>> BEGIN Data

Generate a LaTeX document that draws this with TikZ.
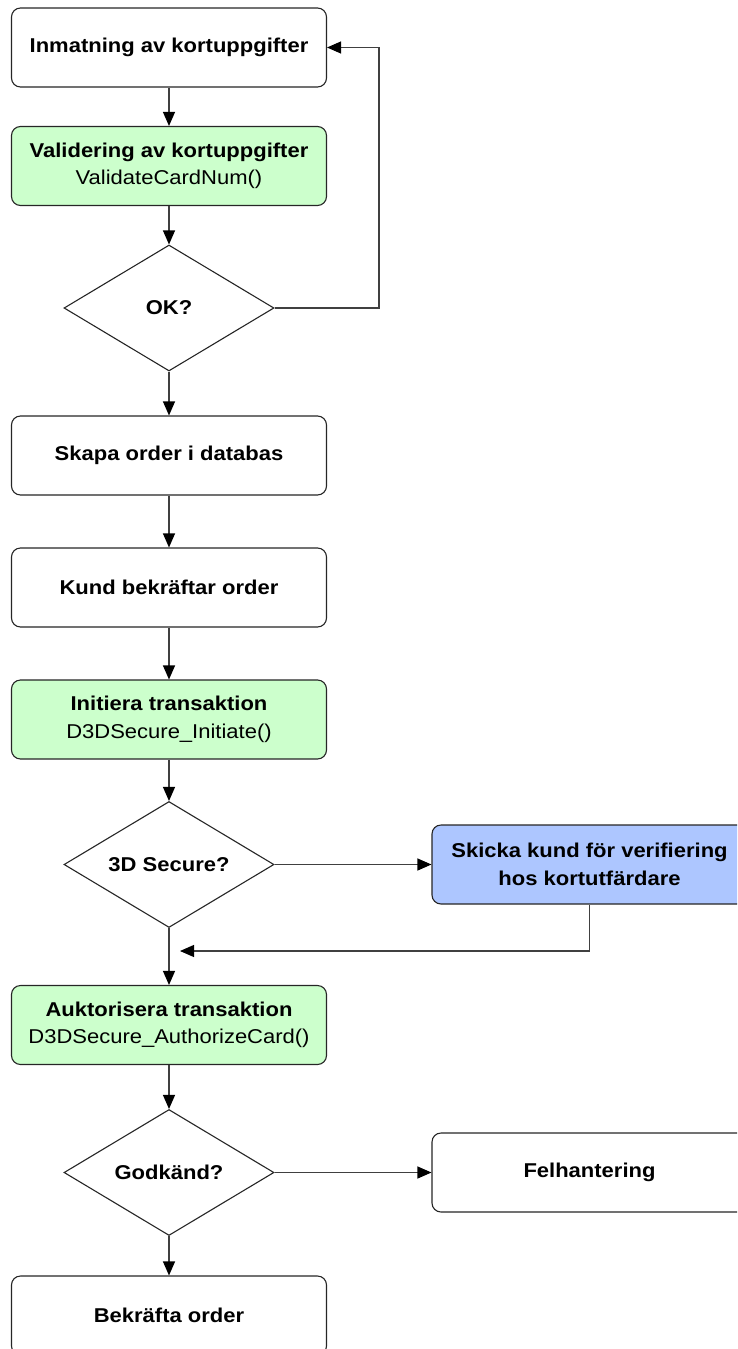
\documentclass[tikz,border=0pt]{standalone}
\usepackage{fontspec}
\setmainfont{Liberation Sans}[FakeStretch=1.1]
\usetikzlibrary{shapes.geometric,arrows.meta}
\definecolor{stepgreen}{RGB}{204,255,204}
\definecolor{stepblue}{RGB}{173,198,255}
\definecolor{edgegray}{RGB}{64,64,64}
\begin{document}
\begin{tikzpicture}[x=1pt,y=-1pt,
  font=\fontsize{20}{27.5}\selectfont,
  stepbox/.style={draw=black!85,line width=1.1pt,rounded corners=9pt,fill=white,
    minimum width=315pt,minimum height=79pt,inner sep=0pt,align=center,text=black},
  callbox/.style={stepbox,fill=stepgreen},
  bluebox/.style={stepbox,fill=stepblue},
  decision/.style={diamond,draw=black!85,line width=1.1pt,fill=white,aspect=1.667,
    minimum width=210pt,minimum height=126pt,inner sep=0pt,align=center},
  flow/.style={draw=edgegray,line width=1.1pt,-{Triangle[length=14pt,width=12pt,color=black]}}]
\useasboundingbox (0,0) rectangle (737,1349);
\begin{scope}
\clip (0,0) rectangle (737,1349);
\node[stepbox] (input) at (169,47.5) {\bfseries Inmatning av kortuppgifter};
\node[callbox] (validate) at (169,166) {\bfseries Validering av kortuppgifter\\ValidateCardNum()};
\node[decision] (ok) at (169,308) {\bfseries OK?};
\node[stepbox] (order) at (169,455.5) {\bfseries Skapa order i databas};
\node[stepbox] (confirm) at (169,587.5) {\bfseries Kund bekräftar order};
\node[callbox] (initiate) at (169,719.5) {\bfseries Initiera transaktion\\D3DSecure\_Initiate()};
\node[decision] (secure) at (169,864.5) {\bfseries 3D Secure?};
\node[bluebox] (verify) at (589.5,864.5) {\bfseries Skicka kund för verifiering\\\bfseries hos kortutfärdare};
\node[callbox] (authorize) at (169,1025) {\bfseries Auktorisera transaktion\\D3DSecure\_AuthorizeCard()};
\node[decision] (approved) at (169,1172.5) {\bfseries Godkänd?};
\node[stepbox] (error) at (589.5,1172.5) {\bfseries Felhantering};
\node[stepbox] (done) at (169,1315.5) {\bfseries Bekräfta order};

\coordinate (loopR) at (379,308);
\coordinate (loopT) at (379,47.5);
\coordinate (backR) at (589.5,951);
\coordinate (backL) at (180,951);

\draw[flow] (input) -- (validate);
\draw[flow] (validate) -- (ok);
\draw[flow] (ok.east) -- (loopR) -- (loopT) -- (input.east);
\draw[flow] (ok) -- (order);
\draw[flow] (order) -- (confirm);
\draw[flow] (confirm) -- (initiate);
\draw[flow] (initiate) -- (secure);
\draw[flow] (secure.east) -- (verify.west);
\draw[flow] (verify.south) -- (backR) -- (backL);
\draw[flow] (secure.south) -- (authorize.north);
\draw[flow] (authorize) -- (approved);
\draw[flow] (approved.east) -- (error.west);
\draw[flow] (approved.south) -- (done.north);
\end{scope}
\end{tikzpicture}
\end{document}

>> END Data

Quote everything in the listing above exactly; pictures are the only thing to omit.

-- Final result --
Generate a LaTeX document that draws this with TikZ.
\documentclass[tikz,border=0pt]{standalone}
\usepackage{fontspec}
\setmainfont{Liberation Sans}[FakeStretch=1.1]
\usetikzlibrary{shapes.geometric,arrows.meta}
\definecolor{stepgreen}{RGB}{204,255,204}
\definecolor{stepblue}{RGB}{173,198,255}
\definecolor{edgegray}{RGB}{64,64,64}
\begin{document}
\begin{tikzpicture}[x=1pt,y=-1pt,
  font=\fontsize{20}{27.5}\selectfont,
  stepbox/.style={draw=black!85,line width=1.1pt,rounded corners=9pt,fill=white,
    minimum width=315pt,minimum height=79pt,inner sep=0pt,align=center,text=black},
  callbox/.style={stepbox,fill=stepgreen},
  bluebox/.style={stepbox,fill=stepblue},
  decision/.style={diamond,draw=black!85,line width=1.1pt,fill=white,aspect=1.667,
    minimum width=210pt,minimum height=126pt,inner sep=0pt,align=center},
  flow/.style={draw=edgegray,line width=1.1pt,-{Triangle[length=14pt,width=12pt,color=black]}}]
\useasboundingbox (0,0) rectangle (737,1349);
\begin{scope}
\clip (0,0) rectangle (737,1349);
\node[stepbox] (input) at (169,47.5) {\bfseries Inmatning av kortuppgifter};
\node[callbox] (validate) at (169,166) {\bfseries Validering av kortuppgifter\\ValidateCardNum()};
\node[decision] (ok) at (169,308) {\bfseries OK?};
\node[stepbox] (order) at (169,455.5) {\bfseries Skapa order i databas};
\node[stepbox] (confirm) at (169,587.5) {\bfseries Kund bekräftar order};
\node[callbox] (initiate) at (169,719.5) {\bfseries Initiera transaktion\\D3DSecure\_Initiate()};
\node[decision] (secure) at (169,864.5) {\bfseries 3D Secure?};
\node[bluebox] (verify) at (589.5,864.5) {\bfseries Skicka kund för verifiering\\\bfseries hos kortutfärdare};
\node[callbox] (authorize) at (169,1025) {\bfseries Auktorisera transaktion\\D3DSecure\_AuthorizeCard()};
\node[decision] (approved) at (169,1172.5) {\bfseries Godkänd?};
\node[stepbox] (error) at (589.5,1172.5) {\bfseries Felhantering};
\node[stepbox] (done) at (169,1315.5) {\bfseries Bekräfta order};

\coordinate (loopR) at (379,308);
\coordinate (loopT) at (379,47.5);
\coordinate (backR) at (589.5,951);
\coordinate (backL) at (180,951);

\draw[flow] (input) -- (validate);
\draw[flow] (validate) -- (ok);
\draw[flow] (ok.east) -- (loopR) -- (loopT) -- (input.east);
\draw[flow] (ok) -- (order);
\draw[flow] (order) -- (confirm);
\draw[flow] (confirm) -- (initiate);
\draw[flow] (initiate) -- (secure);
\draw[flow] (secure.east) -- (verify.west);
\draw[flow] (verify.south) -- (backR) -- (backL);
\draw[flow] (secure.south) -- (authorize.north);
\draw[flow] (authorize) -- (approved);
\draw[flow] (approved.east) -- (error.west);
\draw[flow] (approved.south) -- (done.north);
\end{scope}
\end{tikzpicture}
\end{document}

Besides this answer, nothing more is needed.